* **WHAT TO WORK ON**
What is the number of lines that include the word "React"? Provide only that figure.

* **MATERIAL PROVIDED**
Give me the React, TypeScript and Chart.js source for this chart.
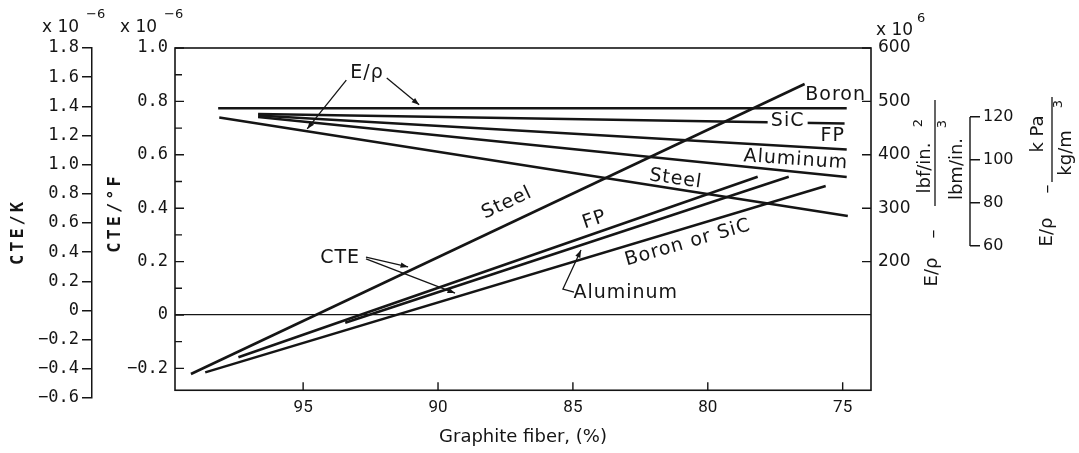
import React, { useEffect, useRef } from 'react';
import { Chart, registerables } from 'chart.js';

Chart.register(...registerables);

// ---- Data (graphite fiber %, value) ----
// Specific modulus E/rho lines (lbf/in.^2 / lbm/in.^3, x 10^6)
const boronEFiber = [98.15, 74.85];
const boronE = [487.1, 487.1];
const sicEFiber = [96.67, 74.93];
const sicE = [476.4, 458.6];
const fpEFiber = [96.67, 74.85];
const fpE = [473.6, 409.9];
const alEFiber = [96.67, 74.85];
const alE = [470.8, 358.4];
const steelEFiber = [98.11, 74.81];
const steelE = [469.9, 285.4];

// CTE lines (CTE/°F, x 10^-6)
const steelCteFiber = [99.16, 76.41];
const steelCte = [-0.221, 0.865];
const boronSicCteFiber = [98.63, 75.63];
const boronSicCte = [-0.215, 0.483];
const fpCteFiber = [97.4, 78.15];
const fpCte = [-0.158, 0.518];
const alCteFiber = [93.44, 77.0];
const alCte = [-0.029, 0.518];

// Ticks
const xTicks = [95, 90, 85, 80, 75];
const cteFTicks = [1.0, 0.9, 0.8, 0.7, 0.6, 0.5, 0.4, 0.3, 0.2, 0.1, 0, -0.1, -0.2];
const cteKTicks = [1.8, 1.6, 1.4, 1.2, 1.0, 0.8, 0.6, 0.4, 0.2, 0, -0.2, -0.4, -0.6];
const eRhoTicks = [600, 500, 400, 300, 200];
const kPaTicks = [120, 100, 80, 60];

// Axis ranges
const xMin = 73.95;
const xMax = 99.75;
const cteFMin = -0.311;
const cteFMax = 1.0;
const frameBottomCte = -0.282;
const cteKMin = -0.6;
const cteKMax = 1.8;
const eRhoMin = -55.5;
const eRhoMax = 600;
const kPaMin = -10.7;
const kPaMax = 152.1;

const INK = '#151515';
const SANS = '"DejaVu Sans", sans-serif';
const MONO = '"DejaVu Sans Mono", monospace';

const pts = (xs: number[], ys: number[]) => xs.map((x, i) => ({ x, y: ys[i] }));

const fmtTick = (v: number) => (Math.abs(v) < 1e-9 ? '0' : (v < 0 ? '\u2212' : '') + Math.abs(v).toFixed(1));

function text(ctx: any, s: string, x: number, y: number, font: string, rotDeg = 0, align: any = 'center', spacing = '0px') {
  ctx.save();
  ctx.translate(x, y);
  ctx.rotate((rotDeg * Math.PI) / 180);
  ctx.font = font;
  ctx.textAlign = align;
  ctx.textBaseline = 'middle';
  try { ctx.letterSpacing = spacing; } catch (e) {}
  ctx.fillStyle = INK;
  ctx.fillText(s, 0, 0);
  ctx.restore();
}

function arrowLine(ctx: any, pts2: number[][], head = true) {
  ctx.save();
  ctx.strokeStyle = INK;
  ctx.fillStyle = INK;
  ctx.lineWidth = 1.3;
  ctx.beginPath();
  ctx.moveTo(pts2[0][0], pts2[0][1]);
  for (let i = 1; i < pts2.length; i++) ctx.lineTo(pts2[i][0], pts2[i][1]);
  ctx.stroke();
  if (head) {
    const [x1, y1] = pts2[pts2.length - 2];
    const [x2, y2] = pts2[pts2.length - 1];
    const a = Math.atan2(y2 - y1, x2 - x1);
    const L = 8;
    const w = 0.35;
    ctx.beginPath();
    ctx.moveTo(x2, y2);
    ctx.lineTo(x2 - L * Math.cos(a - w), y2 - L * Math.sin(a - w));
    ctx.lineTo(x2 - L * Math.cos(a + w), y2 - L * Math.sin(a + w));
    ctx.closePath();
    ctx.fill();
  }
  ctx.restore();
}

const framePlugin = {
  id: 'frame',
  beforeDatasetsDraw(chart: any) {
    const { ctx, chartArea, scales } = chart;
    const xs = scales.x;
    const yF = scales.yF;
    const yE = scales.yE;
    const yk = scales.ykPa;
    const L = chartArea.left;
    const R = chartArea.right;
    const T = yF.getPixelForValue(cteFMax);
    const B = yF.getPixelForValue(frameBottomCte);
    ctx.save();
    ctx.strokeStyle = INK;
    ctx.lineWidth = 1.6;
    ctx.strokeRect(L, T, R - L, B - T);
    ctx.lineWidth = 1.4;
    ctx.beginPath();
    yF.ticks.forEach((t: any) => {
      const py = yF.getPixelForValue(t.value);
      const major = Math.round(t.value * 10) % 2 === 0;
      ctx.moveTo(L, py);
      ctx.lineTo(L + (major ? 9 : 7), py);
    });
    yE.ticks.forEach((t: any) => {
      const py = yE.getPixelForValue(t.value);
      ctx.moveTo(R, py);
      ctx.lineTo(R - 9, py);
    });
    xs.ticks.forEach((t: any) => {
      const px = xs.getPixelForValue(t.value);
      ctx.moveTo(px, B);
      ctx.lineTo(px, B - 8);
    });
    // partial kPa axis line
    ctx.moveTo(yk.left, yk.getPixelForValue(kPaTicks[0]));
    ctx.lineTo(yk.left, yk.getPixelForValue(kPaTicks[kPaTicks.length - 1]));
    ctx.stroke();
    ctx.restore();
  },
  afterDatasetsDraw(chart: any) {
    const { ctx, scales, chartArea } = chart;
    const xs = scales.x;
    const yF = scales.yF;
    const P = (xv: number, fv: number) => [xs.getPixelForValue(xv), yF.getPixelForValue(fv)];
    const lf = `19px ${SANS}`;
    const sp = '1px';

    // SiC label breaks its line
    {
      const [px, py] = P(77.04, 0.727);
      ctx.save();
      ctx.fillStyle = '#ffffff';
      ctx.fillRect(px - 20, py - 6, 40, 10);
      ctx.restore();
      text(ctx, 'SiC', px, py, lf, 0, 'center', sp);
    }
    const lbls: [string, number, number, number][] = [
      ['Boron', 75.26, 0.824, 0],
      ['FP', 75.37, 0.669, 0],
      ['Aluminum', 76.74, 0.581, 4],
      ['Steel', 81.19, 0.509, 8],
      ['Steel', 87.44, 0.419, -25],
      ['FP', 84.19, 0.356, -19],
      ['Boron or SiC', 80.74, 0.27, -16],
      ['Aluminum', 83.04, 0.082, 0],
      ['E/\u03c1', 92.63, 0.906, 0],
      ['CTE', 93.63, 0.213, 0],
    ];
    lbls.forEach(([s, xv, fv, r]) => {
      const [px, py] = P(xv, fv);
      text(ctx, s, px, py, lf, r, 'center', sp);
    });

    // leaders
    arrowLine(ctx, [P(93.4, 0.88), P(94.85, 0.697)]);
    arrowLine(ctx, [P(91.9, 0.888), P(90.7, 0.787)]);
    arrowLine(ctx, [P(92.67, 0.217), P(91.11, 0.18)]);
    arrowLine(ctx, [P(92.67, 0.21), P(89.37, 0.082)]);
    arrowLine(ctx, [P(84.96, 0.086), P(85.37, 0.097), P(84.7, 0.243)]);
    void chartArea;
  },
  afterDraw(chart: any) {
    const { ctx, chartArea } = chart;
    const big = `17px ${SANS}`;
    const sup = `13px ${SANS}`;
    // exponents
    text(ctx, 'x 10', 42, 28, big, 0, 'left');
    text(ctx, '\u22126', 86, 15, sup, 0, 'left');
    text(ctx, 'x 10', 120, 28, big, 0, 'left');
    text(ctx, '\u22126', 164, 15, sup, 0, 'left');
    text(ctx, 'x 10', 876, 31, big, 0, 'left');
    text(ctx, '6', 917, 19, sup, 0, 'left');

    // left titles
    text(ctx, 'CTE/K', 19, 232, `bold 17px ${MONO}`, -90, 'center', '3px');
    text(ctx, 'CTE/\u00b0F', 116, 213, `bold 17px ${MONO}`, -90, 'center', '3px');

    // x title
    text(ctx, 'Graphite fiber, (%)', (chartArea.left + chartArea.right) / 2, 437, `18px ${SANS}`, 0, 'center');

    // right title 1: E/rho - lbf/in.^2 / lbm/in.^3
    const f18 = `18px ${SANS}`;
    text(ctx, 'E/\u03c1', 932, 272, f18, -90);
    text(ctx, '\u2013', 933, 234, f18, -90);
    text(ctx, 'lbf/in.', 925, 168, f18, -90);
    text(ctx, '2', 919, 123, sup, -90);
    text(ctx, 'lbm/in.', 957, 169, f18, -90);
    text(ctx, '3', 943, 124, sup, -90);
    // right title 2: E/rho - kPa / kg/m^3
    text(ctx, 'E/\u03c1', 1047, 232, f18, -90);
    text(ctx, '\u2013', 1047, 189, f18, -90);
    text(ctx, 'k Pa', 1038, 134, f18, -90);
    text(ctx, 'kg/m', 1066, 153, f18, -90);
    text(ctx, '3', 1059, 104, sup, -90);

    ctx.save();
    ctx.strokeStyle = INK;
    ctx.lineWidth = 1.3;
    ctx.beginPath();
    ctx.moveTo(935, 100);
    ctx.lineTo(935, 206);
    ctx.moveTo(1052, 97);
    ctx.lineTo(1052, 182);
    ctx.stroke();
    ctx.restore();
  },
};

export default function App() {
  const ref = useRef<HTMLCanvasElement | null>(null);
  useEffect(() => {
    if (!ref.current) return;
    const line = (data: any, yAxisID: string) => ({
      data,
      yAxisID,
      xAxisID: 'x',
      showLine: true,
      borderColor: INK,
      borderWidth: 2.6,
      pointRadius: 0,
      fill: false,
      tension: 0,
    });
    const chart = new Chart(ref.current, {
      type: 'scatter',
      data: {
        datasets: [
          line(pts(boronEFiber, boronE), 'yE'),
          line(pts(sicEFiber, sicE), 'yE'),
          line(pts(fpEFiber, fpE), 'yE'),
          line(pts(alEFiber, alE), 'yE'),
          line(pts(steelEFiber, steelE), 'yE'),
          line(pts(steelCteFiber, steelCte), 'yF'),
          line(pts(boronSicCteFiber, boronSicCte), 'yF'),
          line(pts(fpCteFiber, fpCte), 'yF'),
          line(pts(alCteFiber, alCte), 'yF'),
        ] as any,
      },
      options: {
        animation: false,
        responsive: false,
        devicePixelRatio: 1,
        layout: { padding: { top: 48, bottom: 55, left: 0, right: 0 } },
        plugins: { legend: { display: false }, tooltip: { enabled: false } },
        scales: {
          x: {
            type: 'linear',
            position: { yF: frameBottomCte } as any,
            min: xMin,
            max: xMax,
            reverse: true,
            afterBuildTicks: (s: any) => { s.ticks = xTicks.map((v) => ({ value: v })); },
            ticks: { autoSkip: false, maxRotation: 0, padding: 7, color: INK, font: { family: 'Roboto', size: 17 }, callback: (v: any) => String(v) },
            grid: { display: false, drawTicks: false },
            border: { display: false },
          },
          yK: {
            type: 'linear',
            position: 'left',
            weight: 2,
            min: cteKMin,
            max: cteKMax,
            afterBuildTicks: (s: any) => { s.ticks = cteKTicks.map((v) => ({ value: v })); },
            afterFit: (s: any) => { s.width = 92; },
            ticks: { autoSkip: false, padding: 3, color: INK, font: { family: 'DejaVu Sans Mono', size: 17 }, callback: (v: any) => fmtTick(Number(v)) },
            grid: { drawOnChartArea: false, drawTicks: true, tickLength: 10, color: INK, lineWidth: 1.5 },
            border: { display: true, color: INK, width: 1.5 },
          },
          yF: {
            type: 'linear',
            position: 'left',
            weight: 1,
            min: cteFMin,
            max: cteFMax,
            afterBuildTicks: (s: any) => { s.ticks = cteFTicks.map((v) => ({ value: v })); },
            afterFit: (s: any) => { s.width = 83; },
            ticks: {
              autoSkip: false,
              padding: 7,
              color: INK,
              font: { family: 'DejaVu Sans Mono', size: 17 },
              callback: (v: any) => (Math.round(Number(v) * 10) % 2 === 0 ? fmtTick(Number(v)) : ''),
            },
            grid: {
              drawTicks: false,
              lineWidth: 1.3,
              color: (c: any) => (c.tick && Math.abs(c.tick.value) < 1e-9 ? INK : 'rgba(0,0,0,0)'),
            },
            border: { display: false },
          },
          yE: {
            type: 'linear',
            position: 'right',
            weight: 1,
            min: eRhoMin,
            max: eRhoMax,
            afterBuildTicks: (s: any) => { s.ticks = eRhoTicks.map((v) => ({ value: v })); },
            afterFit: (s: any) => { s.width = 99; },
            ticks: { autoSkip: false, padding: 7, color: INK, font: { family: 'DejaVu Sans', size: 17 }, callback: (v: any) => String(v) },
            grid: { display: false, drawTicks: false },
            border: { display: false },
          },
          ykPa: {
            type: 'linear',
            position: 'right',
            weight: 2,
            min: kPaMin,
            max: kPaMax,
            afterBuildTicks: (s: any) => { s.ticks = kPaTicks.map((v) => ({ value: v })); },
            afterFit: (s: any) => { s.width = 109; },
            ticks: { autoSkip: false, padding: 3, color: INK, font: { family: 'DejaVu Sans', size: 16 }, callback: (v: any) => String(v) },
            grid: { drawOnChartArea: false, drawTicks: true, tickLength: 10, color: INK, lineWidth: 1.5 },
            border: { display: false },
          },
        } as any,
      },
      plugins: [framePlugin],
    });
    return () => chart.destroy();
  }, []);
  return (
    <div style={{ position: 'fixed', left: 0, top: 0, width: 1079, height: 453, background: '#fff' }}>
      <canvas ref={ref} width={1079} height={453} style={{ display: 'block', width: 1079, height: 453 }} />
    </div>
  );
}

* **RESULT FOR THIS TASK**
2